Molti dei primi tavoli impiegati durante i campionati televisivi si servivano di panni di colore azzurro, per il maggior contrasto con le palle dello Snooker a vantaggio degli spettatori a distanza. Un limite successivamente superato, grazie al miglioramento delle prestazioni del segnale e gli schermi.

Molte cose sono quindi mutate attraverso gli anni, nel tipo di materiali ed attrezzatura impiegati per la pratica di questa intera categoria di contese sportive, vedi ad esempio l’adozione di stecche costruite in materiali compositi come la fibra di vetro il kevlar, ma il tavolo in ardesia non è uno di queste. Quasi come se il mantenimento di uno scenario adeguato fosse il fondamento stesso della pratica capace di perpetrar se stessa attraverso i secoli, laddove la virtualizzazione, e conseguente perfezionamento dei canoni non è ancora stato portato a compimento.
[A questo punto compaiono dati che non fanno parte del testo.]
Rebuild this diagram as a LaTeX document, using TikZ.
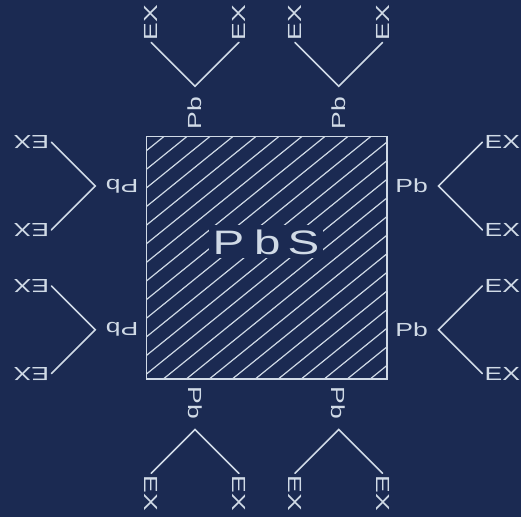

E chi può dire, a tal proposito, per quanto a lungo ancora i termini materiali di un qualsivoglia gioco potranno continuare ad avere un ruolo rilevante nelle pratiche di un’arte similmente perduta? Quando i giochi della nuova epoca si servono di pixel e poligoni, per raggiungere con comparabile efficienza lo stesso obiettivo!
Ma lo sapevano fin troppo bene quegli antichi sacerdoti: che l’eccessiva perfezione non è sempre un sinonimo di purezza innanzi agli occhi degli Dei in attesa. Ed il vero scopo di chi fosse incline a preservarla, non era tanto il risultato apprezzabile da tutti, bensì quello nascosto all’interno della propria personalissima, imprescindibile visione del mondo.